The Vatican Is Home To This One Of A Kind ATM

Living and working in Vatican City is a lifelong goal for many of the world's Catholic officials. Getting an appointment at the Holy See means you've achieved your chance to take part in the inner workings of the 2,000-year-old institution that governs the spiritual lives of the hundreds of millions of Catholics across the world.

However, daily life is still daily life, whether your job is in Vatican City — the world's smallest fully independent country, according to Statista — or a more mundane city such as Rome or Ypsilanti. You'll still need a bank account, and you'll still need to withdraw cash from time to time so you can have some pocket money. As it turns out, the Vatican has you covered, as it has at least one ATM. Fortunately, it dispenses Euros, so your money is good not only in the Vatican's walls but across the street in Rome as well, according to The Telegraph. But what you may not know is that the Vatican's ATMs are unique from all of the world's other ATMs in one specific way.

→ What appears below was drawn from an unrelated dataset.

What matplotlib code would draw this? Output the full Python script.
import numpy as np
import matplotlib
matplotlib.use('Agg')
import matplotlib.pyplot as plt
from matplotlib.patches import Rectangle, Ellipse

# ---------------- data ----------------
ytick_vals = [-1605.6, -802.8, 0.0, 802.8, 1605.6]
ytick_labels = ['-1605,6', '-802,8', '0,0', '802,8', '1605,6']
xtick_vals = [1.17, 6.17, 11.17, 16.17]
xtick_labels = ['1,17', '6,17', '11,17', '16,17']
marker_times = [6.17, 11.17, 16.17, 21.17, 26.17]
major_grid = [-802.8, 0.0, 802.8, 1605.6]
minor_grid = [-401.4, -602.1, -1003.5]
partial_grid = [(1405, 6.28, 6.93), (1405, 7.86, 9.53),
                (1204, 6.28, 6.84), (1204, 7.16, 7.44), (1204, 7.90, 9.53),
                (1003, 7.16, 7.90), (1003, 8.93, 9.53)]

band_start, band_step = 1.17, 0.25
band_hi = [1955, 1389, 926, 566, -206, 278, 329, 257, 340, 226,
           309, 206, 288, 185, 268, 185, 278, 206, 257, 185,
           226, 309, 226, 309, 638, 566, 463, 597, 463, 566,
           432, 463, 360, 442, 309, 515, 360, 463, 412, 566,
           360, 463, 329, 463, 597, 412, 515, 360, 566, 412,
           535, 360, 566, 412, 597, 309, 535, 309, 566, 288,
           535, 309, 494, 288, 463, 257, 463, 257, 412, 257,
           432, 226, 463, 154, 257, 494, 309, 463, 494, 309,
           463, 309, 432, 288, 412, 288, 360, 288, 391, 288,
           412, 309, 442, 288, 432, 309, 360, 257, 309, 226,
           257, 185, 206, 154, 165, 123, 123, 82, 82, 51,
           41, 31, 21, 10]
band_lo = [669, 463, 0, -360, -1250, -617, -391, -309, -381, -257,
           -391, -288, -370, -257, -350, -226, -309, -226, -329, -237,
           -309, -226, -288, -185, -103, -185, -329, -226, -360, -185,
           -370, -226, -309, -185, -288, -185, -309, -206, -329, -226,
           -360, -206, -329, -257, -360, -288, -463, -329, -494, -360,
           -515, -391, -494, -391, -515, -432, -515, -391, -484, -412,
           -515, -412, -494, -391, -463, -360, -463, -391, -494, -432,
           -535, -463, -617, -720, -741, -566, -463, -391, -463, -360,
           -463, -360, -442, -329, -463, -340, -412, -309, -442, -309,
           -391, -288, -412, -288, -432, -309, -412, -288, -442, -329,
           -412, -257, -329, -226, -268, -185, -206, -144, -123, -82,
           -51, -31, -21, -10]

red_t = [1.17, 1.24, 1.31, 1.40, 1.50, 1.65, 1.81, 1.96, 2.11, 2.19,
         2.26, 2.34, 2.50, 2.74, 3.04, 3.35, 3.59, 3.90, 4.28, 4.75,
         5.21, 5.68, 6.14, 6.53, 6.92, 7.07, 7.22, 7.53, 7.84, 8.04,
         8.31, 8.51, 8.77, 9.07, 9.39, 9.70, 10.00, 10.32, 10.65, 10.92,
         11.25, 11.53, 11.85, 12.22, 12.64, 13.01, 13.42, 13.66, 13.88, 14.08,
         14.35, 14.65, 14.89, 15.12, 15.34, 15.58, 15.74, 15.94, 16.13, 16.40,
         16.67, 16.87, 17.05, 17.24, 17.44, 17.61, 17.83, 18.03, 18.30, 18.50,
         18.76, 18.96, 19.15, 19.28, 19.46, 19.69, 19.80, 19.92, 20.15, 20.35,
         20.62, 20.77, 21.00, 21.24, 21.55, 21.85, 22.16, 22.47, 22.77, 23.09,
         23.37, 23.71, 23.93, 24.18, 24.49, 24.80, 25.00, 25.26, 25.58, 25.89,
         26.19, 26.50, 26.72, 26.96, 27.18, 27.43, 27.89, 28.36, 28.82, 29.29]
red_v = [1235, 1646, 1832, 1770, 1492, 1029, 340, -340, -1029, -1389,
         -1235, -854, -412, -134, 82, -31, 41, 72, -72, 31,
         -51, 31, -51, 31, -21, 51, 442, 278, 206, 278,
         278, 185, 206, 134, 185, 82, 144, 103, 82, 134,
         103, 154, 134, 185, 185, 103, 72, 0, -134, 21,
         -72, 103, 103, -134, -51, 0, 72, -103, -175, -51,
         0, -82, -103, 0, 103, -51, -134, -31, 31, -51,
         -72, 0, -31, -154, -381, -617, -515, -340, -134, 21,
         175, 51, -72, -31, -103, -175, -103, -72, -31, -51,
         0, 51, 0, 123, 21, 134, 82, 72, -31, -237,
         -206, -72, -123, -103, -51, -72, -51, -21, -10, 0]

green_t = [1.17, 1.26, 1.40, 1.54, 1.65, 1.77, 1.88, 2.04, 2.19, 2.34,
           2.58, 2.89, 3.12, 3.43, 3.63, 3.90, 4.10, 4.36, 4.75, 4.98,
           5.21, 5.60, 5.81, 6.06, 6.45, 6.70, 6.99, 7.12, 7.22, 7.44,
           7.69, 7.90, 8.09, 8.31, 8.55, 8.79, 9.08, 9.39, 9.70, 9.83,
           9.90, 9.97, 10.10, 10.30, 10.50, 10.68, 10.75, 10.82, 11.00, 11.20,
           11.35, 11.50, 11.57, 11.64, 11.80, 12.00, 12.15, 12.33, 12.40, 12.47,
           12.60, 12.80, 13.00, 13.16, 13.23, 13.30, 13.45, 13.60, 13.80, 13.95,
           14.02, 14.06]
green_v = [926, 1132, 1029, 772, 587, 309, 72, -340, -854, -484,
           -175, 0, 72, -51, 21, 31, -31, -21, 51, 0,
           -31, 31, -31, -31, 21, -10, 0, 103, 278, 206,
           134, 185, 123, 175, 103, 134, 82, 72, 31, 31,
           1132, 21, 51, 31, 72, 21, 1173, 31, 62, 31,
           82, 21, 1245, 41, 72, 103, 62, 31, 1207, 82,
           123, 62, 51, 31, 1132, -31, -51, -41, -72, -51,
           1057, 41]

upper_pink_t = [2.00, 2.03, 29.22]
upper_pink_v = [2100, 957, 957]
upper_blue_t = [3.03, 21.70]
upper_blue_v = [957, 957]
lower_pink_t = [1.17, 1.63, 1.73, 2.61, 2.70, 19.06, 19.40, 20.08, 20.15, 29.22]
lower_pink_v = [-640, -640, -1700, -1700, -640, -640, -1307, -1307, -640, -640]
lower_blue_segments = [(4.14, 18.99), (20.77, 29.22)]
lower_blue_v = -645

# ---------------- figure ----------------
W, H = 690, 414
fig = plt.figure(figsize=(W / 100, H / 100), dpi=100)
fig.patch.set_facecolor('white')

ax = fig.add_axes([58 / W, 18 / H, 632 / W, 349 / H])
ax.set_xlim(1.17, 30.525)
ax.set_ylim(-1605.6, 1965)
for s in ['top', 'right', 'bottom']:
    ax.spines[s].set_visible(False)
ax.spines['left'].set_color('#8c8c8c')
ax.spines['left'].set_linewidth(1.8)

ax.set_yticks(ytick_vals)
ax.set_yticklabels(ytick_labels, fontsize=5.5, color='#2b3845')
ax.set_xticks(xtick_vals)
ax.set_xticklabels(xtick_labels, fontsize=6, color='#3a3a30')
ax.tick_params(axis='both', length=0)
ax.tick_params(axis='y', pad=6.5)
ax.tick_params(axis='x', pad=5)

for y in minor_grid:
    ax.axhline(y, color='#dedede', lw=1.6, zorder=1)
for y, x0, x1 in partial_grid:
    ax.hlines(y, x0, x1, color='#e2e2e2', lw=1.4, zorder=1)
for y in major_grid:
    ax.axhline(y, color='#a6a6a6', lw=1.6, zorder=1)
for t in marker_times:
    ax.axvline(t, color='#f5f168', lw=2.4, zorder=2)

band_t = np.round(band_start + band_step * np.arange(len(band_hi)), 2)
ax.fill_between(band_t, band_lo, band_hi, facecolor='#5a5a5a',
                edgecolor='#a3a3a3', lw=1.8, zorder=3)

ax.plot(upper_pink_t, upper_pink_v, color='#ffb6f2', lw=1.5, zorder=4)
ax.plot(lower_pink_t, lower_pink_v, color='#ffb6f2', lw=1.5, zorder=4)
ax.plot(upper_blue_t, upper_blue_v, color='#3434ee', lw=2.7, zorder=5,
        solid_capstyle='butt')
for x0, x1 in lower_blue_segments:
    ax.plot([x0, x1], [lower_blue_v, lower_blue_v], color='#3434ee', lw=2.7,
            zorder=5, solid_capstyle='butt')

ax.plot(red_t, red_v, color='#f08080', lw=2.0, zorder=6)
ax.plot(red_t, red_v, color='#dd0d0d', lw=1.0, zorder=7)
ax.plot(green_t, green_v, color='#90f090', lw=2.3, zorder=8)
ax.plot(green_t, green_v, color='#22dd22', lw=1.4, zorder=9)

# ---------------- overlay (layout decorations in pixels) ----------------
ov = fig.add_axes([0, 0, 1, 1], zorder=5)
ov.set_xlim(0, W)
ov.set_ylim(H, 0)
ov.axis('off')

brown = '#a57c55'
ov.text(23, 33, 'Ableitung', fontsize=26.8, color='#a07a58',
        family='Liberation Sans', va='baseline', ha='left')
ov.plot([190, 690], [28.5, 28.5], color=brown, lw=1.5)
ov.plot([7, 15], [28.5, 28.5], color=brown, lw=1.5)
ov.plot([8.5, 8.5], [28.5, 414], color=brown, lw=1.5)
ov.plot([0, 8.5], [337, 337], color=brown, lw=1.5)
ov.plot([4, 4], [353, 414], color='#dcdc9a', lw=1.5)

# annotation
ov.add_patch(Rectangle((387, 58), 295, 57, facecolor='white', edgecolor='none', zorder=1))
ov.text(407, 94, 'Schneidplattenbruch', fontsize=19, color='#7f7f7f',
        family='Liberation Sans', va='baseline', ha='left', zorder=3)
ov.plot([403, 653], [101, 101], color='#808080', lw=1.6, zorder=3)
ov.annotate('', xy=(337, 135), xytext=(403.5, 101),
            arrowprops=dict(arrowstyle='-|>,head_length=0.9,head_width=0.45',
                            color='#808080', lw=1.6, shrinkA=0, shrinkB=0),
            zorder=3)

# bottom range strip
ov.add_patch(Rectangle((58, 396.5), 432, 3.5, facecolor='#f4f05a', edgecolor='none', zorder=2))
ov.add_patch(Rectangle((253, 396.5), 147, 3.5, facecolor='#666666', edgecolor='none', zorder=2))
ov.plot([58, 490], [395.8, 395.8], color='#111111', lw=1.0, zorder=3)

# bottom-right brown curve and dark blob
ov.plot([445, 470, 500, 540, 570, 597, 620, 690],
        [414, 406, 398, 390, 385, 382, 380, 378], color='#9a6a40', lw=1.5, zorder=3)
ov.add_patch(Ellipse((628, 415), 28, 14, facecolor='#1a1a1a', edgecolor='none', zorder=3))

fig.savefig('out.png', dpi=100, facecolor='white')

Vatican City ATMs give you the choice of instructions in Latin

If you are or ever were Catholic — in particular, if you practiced Catholicism before the late 1960s — then you are undoubtedly aware of the importance of Latin to the Catholic Church. Indeed, as Mental Floss reports, Pope Francis' predecessor, Pope Benedict XVI, was a particular fan of the language and was eager to see it elevated to more importance in the Church.

Latin also serves another purpose in the Vatican. Since almost everyone who lives or works there was born somewhere else, the few hundred residents of the country likely all have a variety of different native languages between them. A cardinal from the United States may not find himself getting very far with a cardinal from Senegal when the former speaks English and the latter French. But both will speak Latin. For these reasons, the Vatican Bank's ATMs are the only ones in the world where users have the option to have instructions in Latin.